Don't Sweat the Technique received positive reviews from contemporary music critics. In his review for Rolling Stone magazine, Havelock Nelson said that "Eric B.'s tracks are mellow and mean, while Rakim's lyrics are at once eloquent and threatening". Nelson wrote that the duo "expound further on the funky-fresh aesthetic" with Don't Sweat the Technique, adding that it "activates the mind – it's erotic, playful, violent, dramatic, funky, jazzy and definitely dope". Gil Griffin of The Washington Post praised Rakim's machismo lyrics and Eric B.'s "dense jazz tracks full of acoustic bass, brass, piano, and thick drumbeats". Orlando Sentinel writer Parry Gettelman praised Rakim's "assured rhymes" and noted Eric B.'s beats as "economically laced with insistent vocal and instrumental riffs". The Boston Herald complimented Eric B.'s "diverse mix of beats and melodies ... from hard funk to more subdued blues and jazz", concluding that "The potent combination of articulate raps and catchy beats makes Don't Sweat a real burner". Musician stated similarly, "What keeps this duo dynamic is that they understand the importance of sticking with the basics—hard beats, sly samples and imaginative cadences—and foregoing fashion".

In a mixed review, Entertainment Weeklys James Bernard viewed that the album lacks "the roller coaster rush of 'Teach' or 'Casualties of War,'", writing that the duo "have gone back to the well too many times, retaining the technique without maintaining the energy". Dimitri Ehrlich of Spin was ambivalent towards "Erik B.'s meat-and-potatoes approach to assembling tracks", but viewed the album as "a more cohesive and inspired effort" than Let the Rhythm Hit 'Em. Ehrlich praised Rakim's rhymes as "lively, varied, and imaginative" and stated "With his gruffly evocative street reporting and fine sense of detail, he creates scenarios of urban apocalypse that seem to echo Erik B.'s survivalist grooves". Q magazine felt the duo "may be one of the more venerable rap teams, but they're clearly still capable of adapting to changing styles". Robert Christgau, writing in The Village Voice, gave the album an "A−". He said that Rakim's metaphors exploit the "interface between horror movies and the postmodern imagination", and highlighted Eric B.'s "new groove" as the "star of the show", which, "when he hits it right," is "like the mouth you love doing the spot you forgot."

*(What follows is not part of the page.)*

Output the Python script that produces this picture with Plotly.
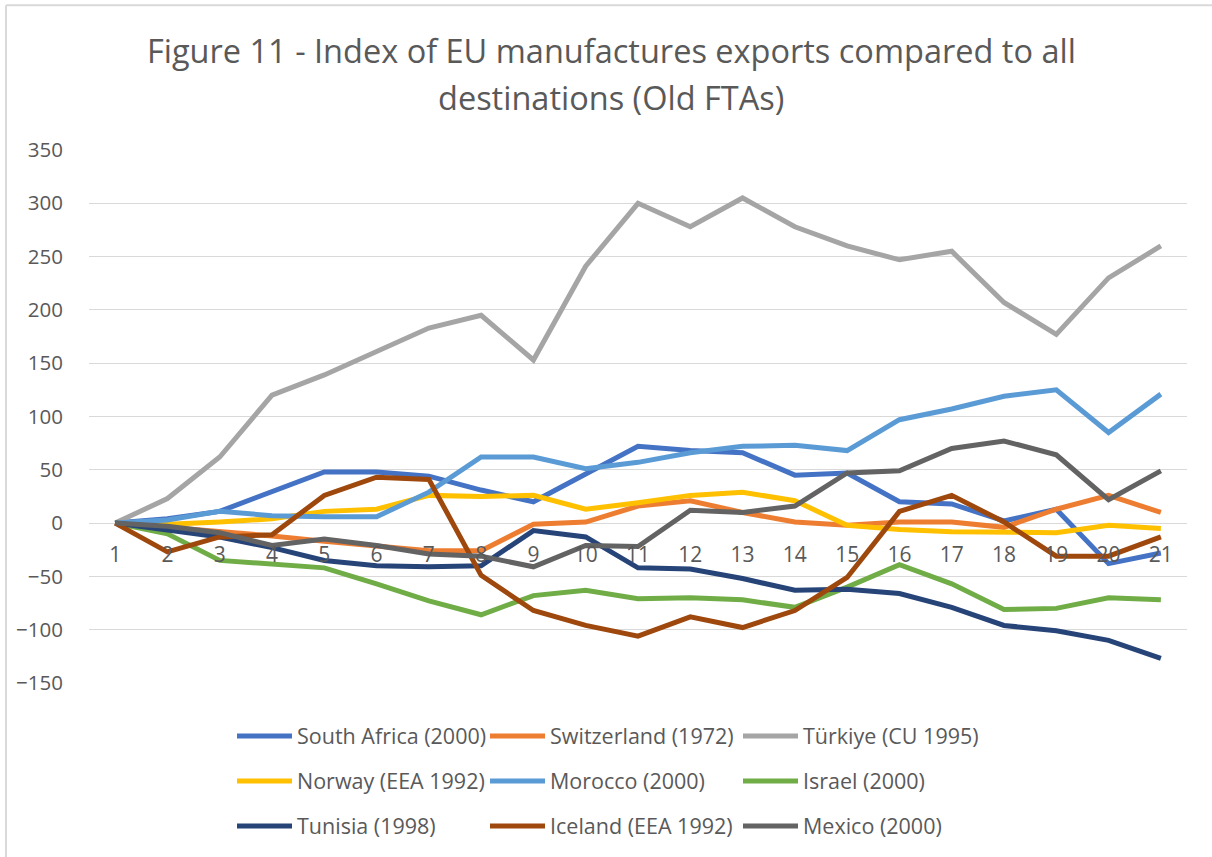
import plotly.graph_objects as go

periods = list(range(1, 22))
tick_labels = [str(p) for p in periods]

south_africa = [0, 4, 11, 29, 48, 48, 44, 31, 20, 46, 72, 68, 66, 45, 47, 20, 18, 2, 13, -38, -28]
switzerland = [0, -4, -7, -12, -17, -21, -26, -26, -1, 1, 16, 21, 10, 1, -2, 1, 1, -4, 13, 26, 10]
turkiye = [0, 23, 62, 120, 139, 161, 183, 195, 153, 241, 300, 278, 305, 278, 260, 247, 255, 207, 177, 230, 260]
norway = [0, -1, 1, 4, 11, 13, 26, 25, 26, 13, 19, 26, 29, 21, -2, -6, -8, -8, -9, -2, -5]
morocco = [0, 3, 11, 7, 6, 6, 29, 62, 62, 51, 57, 66, 72, 73, 68, 97, 107, 119, 125, 85, 121]
israel = [0, -10, -35, -38, -42, -57, -73, -86, -68, -63, -71, -70, -72, -79, -60, -39, -57, -81, -80, -70, -72]
tunisia = [0, -6, -13, -23, -35, -40, -41, -40, -7, -13, -42, -43, -52, -63, -62, -66, -79, -96, -101, -110, -127]
iceland = [0, -27, -13, -11, 26, 43, 41, -49, -82, -96, -106, -88, -98, -82, -51, 11, 26, 1, -31, -31, -13]
mexico = [0, -3, -9, -21, -15, -21, -29, -31, -41, -21, -22, 12, 10, 16, 47, 49, 70, 77, 64, 22, 49]

series = [
    ("South Africa (2000)", south_africa, "#4472C4", "legend"),
    ("Switzerland (1972)", switzerland, "#ED7D31", "legend"),
    ("Türkiye (CU 1995)", turkiye, "#A5A5A5", "legend"),
    ("Norway (EEA 1992)", norway, "#FFC000", "legend2"),
    ("Morocco (2000)", morocco, "#5B9BD5", "legend2"),
    ("Israel (2000)", israel, "#70AD47", "legend2"),
    ("Tunisia (1998)", tunisia, "#264478", "legend3"),
    ("Iceland (EEA 1992)", iceland, "#9E480E", "legend3"),
    ("Mexico (2000)", mexico, "#636363", "legend3"),
]

y_ticks = [-150, -100, -50, 0, 50, 100, 150, 200, 250, 300, 350]

fig = go.Figure()
for name, vals, color, lg in series:
    fig.add_trace(go.Scatter(
        x=periods, y=vals, mode="lines", name=name,
        line=dict(color=color, width=5), legend=lg,
    ))

W, H = 1212, 857
L, R, T, B = 89, 25, 150, 173
ph = H - T - B
pw = W - L - R

def py(px):
    return (H - B - px) / ph

def pxx(px):
    return (px - L) / pw

text_color = "#595959"
font_family = "Open Sans"

legend_common = dict(
    orientation="h", xref="paper", yref="paper", xanchor="left", yanchor="middle",
    font=dict(family=font_family, size=21.5, color=text_color),
    entrywidth=183, entrywidthmode="pixels", itemwidth=55,
    bgcolor="rgba(0,0,0,0)", traceorder="normal",
)

fig.update_layout(
    width=W, height=H,
    margin=dict(l=L, r=R, t=T, b=B, pad=0),
    paper_bgcolor="white", plot_bgcolor="white",
    font=dict(family=font_family, color=text_color),
    showlegend=True,
    legend=dict(legend_common, x=pxx(232), y=py(736)),
    legend2=dict(legend_common, x=pxx(232), y=py(781)),
    legend3=dict(legend_common, x=pxx(232), y=py(826)),
    xaxis=dict(
        range=[0.5, 21.5], tickmode="array", tickvals=periods, ticktext=tick_labels,
        showgrid=False, zeroline=False, showline=False,
        anchor="free", position=150 / 500,
        ticks="outside", ticklen=13, tickcolor="rgba(0,0,0,0)",
        tickfont=dict(family=font_family, size=21, color=text_color),
    ),
    yaxis=dict(
        range=[-150, 350], tickmode="array", tickvals=y_ticks,
        showgrid=True, gridcolor="#D9D9D9", gridwidth=1.3,
        zeroline=False, showline=False,
        ticks="outside", ticklen=21, tickcolor="rgba(0,0,0,0)",
        tickfont=dict(family=font_family, size=20.5, color=text_color),
    ),
    annotations=[
        dict(text="Figure 11 - Index of EU manufactures exports compared to all",
             xref="paper", yref="paper", x=pxx(611), y=py(50), showarrow=False,
             xanchor="center", yanchor="middle",
             font=dict(family=font_family, size=32.5, color=text_color)),
        dict(text="destinations (Old FTAs)",
             xref="paper", yref="paper", x=pxx(611), y=py(97), showarrow=False,
             xanchor="center", yanchor="middle",
             font=dict(family=font_family, size=32.5, color=text_color)),
    ],
    shapes=[
        dict(type="line", xref="paper", yref="paper", x0=pxx(6), x1=pxx(1215), y0=py(5), y1=py(5),
             line=dict(color="#D9D9D9", width=2)),
        dict(type="line", xref="paper", yref="paper", x0=pxx(6), x1=pxx(6), y0=py(5), y1=py(860),
             line=dict(color="#D9D9D9", width=2)),
    ],
)

fig.write_html("out.html")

In a retrospective review, AllMusic editor Jason Elias called the album "another strong effort from one of rap's most respected acts" and highlighted "the brilliant ear of Eric B. who can cut the tension and exact magic out of a going-nowhere track".

Professional ratings
Review scores
| Source | Rating |
| AllMusic | Star |
| Boston Herald | A− |
| Robert Christgau | A− |
| Entertainment Weekly | C+ |
| Orlando Sentinel | Star |
| Q | Star |
| Rolling Stone | Star |
| The Rolling Stone Album Guide | Star |
| The Source | Star |

==Track listing==
1. "What's on Your Mind?" – 5:31
2. "Teach the Children" – 3:01
3. "Pass the Hand Grenade" – 3:14
4. "Casualties of War" – 4:02
5. "Rest Assured" – 3:36
6. "The Punisher" – 4:10
7. "Relax with Pep" – 4:00
8. "Keep the Beat" – 4:15
9. "What's Going On?" – 3:52
10. "Know the Ledge" – 3:58
11. "Don't Sweat the Technique" – 4:22
12. "Kick Along" – 3:26

== Personnel ==
Credits are adapted from AllMusic.

- Louis Alfred III – assistant engineer
- Lee Anthony – engineer, mixing
- El Cimarrón – design
- Eric B. & Rakim – executive producer, producer, programming
- Dante Gioia – assistant engineer
- Carl Glanville – assistant engineer
- Andy Grassi – assistant engineer
- Mark Harder – engineer, mixing
- Large Professor – production coordination
- Herb Powers – mastering
- Rakim – performer, producer, programming, vocals
- Richard Simmons – production coordination
- Vartan – art direction
- Cesar Vera – photography
- Craig Winzelberg – assistant engineer
- Dann Wojnar – assistant engineer
- Kerwin Young – production coordination

==Charts==

| Chart (1992) | Peak position |
|---|---|
| US Billboard 200 | 22 |
| US Top R&B/Hip-Hop Albums (Billboard) | 9 |

==In popular culture==
The third single "Don't Sweat the Technique" appeared in numerous video games, including the 2002 video game Aggressive Inline, the 2016 video game Watch Dogs 2, and the 2018 video game Forza Horizon 4. It also appeared in the 2011 Matthew McConaughey film The Lincoln Lawyer. The song appears in season 3, episode 4 of Sex Education. It is also featured during the ending credits of the fifth-season episode "The Way Ahead" in the Netflix series The Crown.

"Know the Ledge" (also known as "Juice (Know the Ledge)" from the film Juice) has seen use in the 2007 skateboarding video game Skate, the 2002 BMX video game Mat Hoffman's Pro BMX 2, and the 2017 basketball video game NBA 2K18. It was used in the 2018 Netflix only release The Cloverfield Paradox. It was used in the 2021 film Tom & Jerry.